Dubai: A banker won his appeal as a court reduced his six-month imprisonment to three months for forging official papers certifying that he had completed his military service and defrauded a bank of Dh157,000.

The 30-year-old Emirati employee banker forged papers on behalf of the armed forces testifying that he had completed his military service and tampered with the dates during which he underwent military service.

Then he provided the forged papers to the bank to embezzle Dh157,000 after he claimed that he was still in the armed forces in 2015.

In June, the Dubai Court of First Instance convicted the defendant of forgery, using forged papers and swindling and jailed him for six months.

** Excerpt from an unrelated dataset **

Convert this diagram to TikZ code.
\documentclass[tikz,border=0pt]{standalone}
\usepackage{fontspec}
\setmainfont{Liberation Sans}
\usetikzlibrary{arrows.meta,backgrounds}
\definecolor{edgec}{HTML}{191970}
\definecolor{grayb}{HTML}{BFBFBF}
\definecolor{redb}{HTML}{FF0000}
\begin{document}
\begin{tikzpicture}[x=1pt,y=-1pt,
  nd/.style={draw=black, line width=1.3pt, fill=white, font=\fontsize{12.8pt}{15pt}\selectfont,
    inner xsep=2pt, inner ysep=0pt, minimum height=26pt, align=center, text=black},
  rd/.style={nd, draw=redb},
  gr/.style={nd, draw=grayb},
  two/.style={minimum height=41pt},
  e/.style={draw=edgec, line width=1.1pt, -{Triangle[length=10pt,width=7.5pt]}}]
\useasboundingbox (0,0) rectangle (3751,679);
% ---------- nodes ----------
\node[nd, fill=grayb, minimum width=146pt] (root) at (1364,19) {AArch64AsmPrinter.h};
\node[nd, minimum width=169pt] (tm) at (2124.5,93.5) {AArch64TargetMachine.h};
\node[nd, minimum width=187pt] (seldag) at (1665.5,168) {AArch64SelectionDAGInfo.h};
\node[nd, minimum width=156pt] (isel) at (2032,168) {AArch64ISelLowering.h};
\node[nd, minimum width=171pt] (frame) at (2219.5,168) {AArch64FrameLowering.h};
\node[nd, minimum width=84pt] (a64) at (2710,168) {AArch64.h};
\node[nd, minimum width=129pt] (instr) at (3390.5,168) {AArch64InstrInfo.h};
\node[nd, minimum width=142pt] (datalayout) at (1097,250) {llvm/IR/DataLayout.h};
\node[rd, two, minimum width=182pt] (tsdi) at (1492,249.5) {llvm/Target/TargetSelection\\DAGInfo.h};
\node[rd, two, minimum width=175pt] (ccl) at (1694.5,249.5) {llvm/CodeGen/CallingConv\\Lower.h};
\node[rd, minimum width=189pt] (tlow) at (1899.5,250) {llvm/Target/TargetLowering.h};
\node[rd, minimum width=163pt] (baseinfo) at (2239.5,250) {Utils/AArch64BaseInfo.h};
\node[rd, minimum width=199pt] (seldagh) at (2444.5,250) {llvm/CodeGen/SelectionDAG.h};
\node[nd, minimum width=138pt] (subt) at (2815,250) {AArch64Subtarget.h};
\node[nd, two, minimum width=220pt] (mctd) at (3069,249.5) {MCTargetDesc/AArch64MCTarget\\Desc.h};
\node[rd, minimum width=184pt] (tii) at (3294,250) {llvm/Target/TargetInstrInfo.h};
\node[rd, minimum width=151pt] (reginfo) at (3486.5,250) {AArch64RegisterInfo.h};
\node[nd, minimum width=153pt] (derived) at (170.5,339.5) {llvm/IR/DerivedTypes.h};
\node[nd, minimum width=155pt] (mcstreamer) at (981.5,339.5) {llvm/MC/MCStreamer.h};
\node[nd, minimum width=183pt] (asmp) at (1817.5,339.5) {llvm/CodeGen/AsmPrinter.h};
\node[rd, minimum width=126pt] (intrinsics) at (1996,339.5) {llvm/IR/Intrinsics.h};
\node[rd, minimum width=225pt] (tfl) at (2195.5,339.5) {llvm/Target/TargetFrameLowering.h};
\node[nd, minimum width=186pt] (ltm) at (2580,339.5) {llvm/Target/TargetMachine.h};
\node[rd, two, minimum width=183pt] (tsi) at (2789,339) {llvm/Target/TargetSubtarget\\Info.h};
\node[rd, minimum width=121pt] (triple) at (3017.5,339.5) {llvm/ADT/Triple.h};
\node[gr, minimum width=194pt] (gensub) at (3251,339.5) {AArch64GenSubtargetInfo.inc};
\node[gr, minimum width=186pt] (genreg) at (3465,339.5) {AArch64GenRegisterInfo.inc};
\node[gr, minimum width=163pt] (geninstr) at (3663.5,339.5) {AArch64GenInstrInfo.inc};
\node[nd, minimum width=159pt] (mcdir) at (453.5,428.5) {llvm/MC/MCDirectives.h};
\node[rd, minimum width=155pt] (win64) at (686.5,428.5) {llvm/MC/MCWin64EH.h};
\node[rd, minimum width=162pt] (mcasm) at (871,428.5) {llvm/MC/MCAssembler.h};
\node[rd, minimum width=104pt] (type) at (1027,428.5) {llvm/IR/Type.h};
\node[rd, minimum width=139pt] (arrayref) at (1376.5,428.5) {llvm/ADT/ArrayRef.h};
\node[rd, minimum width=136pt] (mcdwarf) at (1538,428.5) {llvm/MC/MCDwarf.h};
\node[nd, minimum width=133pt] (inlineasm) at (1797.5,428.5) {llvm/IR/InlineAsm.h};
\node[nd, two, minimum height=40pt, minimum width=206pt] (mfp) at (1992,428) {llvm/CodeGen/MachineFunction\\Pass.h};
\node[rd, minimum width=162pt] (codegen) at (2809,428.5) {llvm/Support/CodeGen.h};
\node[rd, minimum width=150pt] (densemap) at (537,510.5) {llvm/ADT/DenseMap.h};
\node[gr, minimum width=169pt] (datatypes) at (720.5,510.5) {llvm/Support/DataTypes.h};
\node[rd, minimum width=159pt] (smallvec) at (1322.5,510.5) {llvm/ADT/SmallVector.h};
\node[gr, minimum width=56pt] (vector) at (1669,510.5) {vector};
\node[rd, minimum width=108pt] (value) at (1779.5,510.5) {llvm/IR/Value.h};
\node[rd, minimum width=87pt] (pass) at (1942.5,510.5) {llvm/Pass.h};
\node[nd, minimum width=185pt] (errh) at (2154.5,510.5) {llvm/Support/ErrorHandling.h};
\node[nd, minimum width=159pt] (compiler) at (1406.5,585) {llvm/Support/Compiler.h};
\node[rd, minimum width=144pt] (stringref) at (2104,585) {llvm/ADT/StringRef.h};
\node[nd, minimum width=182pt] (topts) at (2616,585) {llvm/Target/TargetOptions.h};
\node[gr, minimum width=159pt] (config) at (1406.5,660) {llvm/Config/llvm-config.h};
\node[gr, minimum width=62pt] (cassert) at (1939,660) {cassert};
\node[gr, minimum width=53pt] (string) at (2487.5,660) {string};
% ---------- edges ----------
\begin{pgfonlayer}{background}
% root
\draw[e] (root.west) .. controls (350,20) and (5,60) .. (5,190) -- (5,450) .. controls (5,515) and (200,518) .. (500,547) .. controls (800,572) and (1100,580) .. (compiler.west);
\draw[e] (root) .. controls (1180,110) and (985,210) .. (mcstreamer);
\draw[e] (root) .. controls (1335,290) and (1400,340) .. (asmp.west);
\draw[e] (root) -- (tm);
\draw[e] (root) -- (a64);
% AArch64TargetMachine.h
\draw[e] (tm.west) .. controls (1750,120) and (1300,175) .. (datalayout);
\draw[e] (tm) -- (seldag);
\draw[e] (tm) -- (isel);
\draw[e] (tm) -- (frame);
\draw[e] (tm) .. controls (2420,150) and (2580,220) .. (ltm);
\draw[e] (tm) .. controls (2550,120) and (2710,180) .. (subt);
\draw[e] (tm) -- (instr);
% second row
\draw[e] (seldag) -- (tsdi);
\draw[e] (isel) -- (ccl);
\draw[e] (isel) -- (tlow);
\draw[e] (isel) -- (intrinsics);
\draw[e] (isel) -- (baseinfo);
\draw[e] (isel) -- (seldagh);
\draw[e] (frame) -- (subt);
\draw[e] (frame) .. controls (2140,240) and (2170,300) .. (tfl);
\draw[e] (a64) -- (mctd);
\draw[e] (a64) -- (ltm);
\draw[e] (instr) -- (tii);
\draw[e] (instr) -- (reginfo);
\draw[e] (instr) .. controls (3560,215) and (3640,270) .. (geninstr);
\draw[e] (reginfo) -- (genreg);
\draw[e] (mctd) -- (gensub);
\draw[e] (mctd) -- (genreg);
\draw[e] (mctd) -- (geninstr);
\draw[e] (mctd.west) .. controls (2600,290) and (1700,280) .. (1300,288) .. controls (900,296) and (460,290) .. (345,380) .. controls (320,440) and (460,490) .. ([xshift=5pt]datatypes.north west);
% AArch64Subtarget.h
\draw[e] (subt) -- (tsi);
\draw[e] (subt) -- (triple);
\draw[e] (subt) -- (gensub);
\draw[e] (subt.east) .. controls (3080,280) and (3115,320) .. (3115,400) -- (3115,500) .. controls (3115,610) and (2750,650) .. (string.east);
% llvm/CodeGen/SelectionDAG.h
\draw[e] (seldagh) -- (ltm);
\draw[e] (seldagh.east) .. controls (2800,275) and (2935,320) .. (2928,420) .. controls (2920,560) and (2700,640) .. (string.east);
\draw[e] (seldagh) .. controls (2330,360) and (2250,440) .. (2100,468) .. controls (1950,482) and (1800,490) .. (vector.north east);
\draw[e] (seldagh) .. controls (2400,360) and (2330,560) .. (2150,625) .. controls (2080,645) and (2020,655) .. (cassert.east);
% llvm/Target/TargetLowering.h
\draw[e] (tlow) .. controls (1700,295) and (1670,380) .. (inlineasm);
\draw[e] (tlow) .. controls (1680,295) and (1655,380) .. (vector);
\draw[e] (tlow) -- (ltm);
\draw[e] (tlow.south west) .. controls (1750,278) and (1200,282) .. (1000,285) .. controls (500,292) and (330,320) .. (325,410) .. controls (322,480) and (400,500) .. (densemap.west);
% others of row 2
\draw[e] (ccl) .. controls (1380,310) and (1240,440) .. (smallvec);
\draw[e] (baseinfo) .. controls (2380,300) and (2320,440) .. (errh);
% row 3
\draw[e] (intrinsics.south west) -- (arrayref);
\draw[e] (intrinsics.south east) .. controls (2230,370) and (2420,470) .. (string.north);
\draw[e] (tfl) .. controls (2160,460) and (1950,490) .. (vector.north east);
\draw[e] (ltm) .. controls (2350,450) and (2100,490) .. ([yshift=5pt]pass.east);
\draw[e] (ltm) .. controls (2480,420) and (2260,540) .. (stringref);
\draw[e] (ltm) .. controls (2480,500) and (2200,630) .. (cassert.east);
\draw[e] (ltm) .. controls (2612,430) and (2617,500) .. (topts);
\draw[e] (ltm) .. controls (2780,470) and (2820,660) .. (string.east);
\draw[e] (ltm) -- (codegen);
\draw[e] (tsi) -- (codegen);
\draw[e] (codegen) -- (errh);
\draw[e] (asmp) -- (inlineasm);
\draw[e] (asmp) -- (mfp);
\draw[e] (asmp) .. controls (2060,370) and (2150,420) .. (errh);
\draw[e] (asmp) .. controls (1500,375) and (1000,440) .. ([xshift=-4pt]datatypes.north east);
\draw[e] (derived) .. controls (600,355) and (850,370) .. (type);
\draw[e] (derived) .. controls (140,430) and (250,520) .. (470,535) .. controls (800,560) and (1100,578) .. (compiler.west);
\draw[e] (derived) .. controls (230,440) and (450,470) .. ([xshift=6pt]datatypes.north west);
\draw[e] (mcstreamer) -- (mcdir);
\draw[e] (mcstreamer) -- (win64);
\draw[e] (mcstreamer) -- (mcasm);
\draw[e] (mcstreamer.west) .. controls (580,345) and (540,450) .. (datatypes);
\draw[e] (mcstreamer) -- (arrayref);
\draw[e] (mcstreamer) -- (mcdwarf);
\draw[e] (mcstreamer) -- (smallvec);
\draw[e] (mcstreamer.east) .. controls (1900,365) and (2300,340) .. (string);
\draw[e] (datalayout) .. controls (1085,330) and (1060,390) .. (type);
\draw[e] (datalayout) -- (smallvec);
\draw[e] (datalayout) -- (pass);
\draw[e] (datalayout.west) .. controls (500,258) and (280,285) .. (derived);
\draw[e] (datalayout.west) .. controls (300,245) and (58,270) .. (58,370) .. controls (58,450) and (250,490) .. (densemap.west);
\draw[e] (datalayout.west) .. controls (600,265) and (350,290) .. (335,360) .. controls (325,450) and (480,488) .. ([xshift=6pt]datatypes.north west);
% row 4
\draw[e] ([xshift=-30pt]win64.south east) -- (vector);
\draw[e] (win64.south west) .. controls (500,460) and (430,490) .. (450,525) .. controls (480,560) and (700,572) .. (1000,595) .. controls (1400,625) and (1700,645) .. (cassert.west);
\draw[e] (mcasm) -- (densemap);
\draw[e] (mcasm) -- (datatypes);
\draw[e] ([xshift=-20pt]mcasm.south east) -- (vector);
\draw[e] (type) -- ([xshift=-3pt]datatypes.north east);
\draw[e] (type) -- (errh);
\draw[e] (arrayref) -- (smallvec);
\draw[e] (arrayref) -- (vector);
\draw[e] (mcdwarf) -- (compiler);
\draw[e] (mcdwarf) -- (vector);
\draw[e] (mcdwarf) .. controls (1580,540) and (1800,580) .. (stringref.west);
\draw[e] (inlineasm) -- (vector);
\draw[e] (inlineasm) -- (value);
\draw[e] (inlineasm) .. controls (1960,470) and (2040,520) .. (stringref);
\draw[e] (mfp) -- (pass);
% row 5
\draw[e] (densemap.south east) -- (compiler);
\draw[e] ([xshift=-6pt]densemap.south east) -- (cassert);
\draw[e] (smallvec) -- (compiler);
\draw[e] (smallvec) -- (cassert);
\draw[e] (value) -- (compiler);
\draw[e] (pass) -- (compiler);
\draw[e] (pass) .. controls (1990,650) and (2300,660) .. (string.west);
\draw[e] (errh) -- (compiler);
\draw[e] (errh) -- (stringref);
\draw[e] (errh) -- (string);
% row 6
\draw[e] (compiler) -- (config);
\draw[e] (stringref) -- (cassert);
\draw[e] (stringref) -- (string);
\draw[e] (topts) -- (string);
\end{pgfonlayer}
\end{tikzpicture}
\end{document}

The accused appealed the primary ruling and pleaded not guilty when he appeared before the Dubai Appeal Court.

Citing grounds of leniency, presiding judge Saeed Salem Bin Sarm reduced the banker’s primary judgement to three months.

The Emirati had issued a paper on behalf of the armed forces in which he mentioned that he had completed his military service successfully. Then he falsified the dates of the period during which he underwent the military service and handed those papers to the local bank where he was employed.

He duped the bank and unlawfully took the money that he was not entitled to.

The accused was cited admitting to the interrogating prosecutor that he was in his friend’s car when he spotted the latter’s certificate which said that he had completed military service.

The defendant claimed that he took a photograph of the certificate on his phone and tampered with the details on it on his laptop, then used the forged papers to trick the bank and embezzle the money.

The appellate ruling remains subject to appeal before the Cassation Court within 28 days.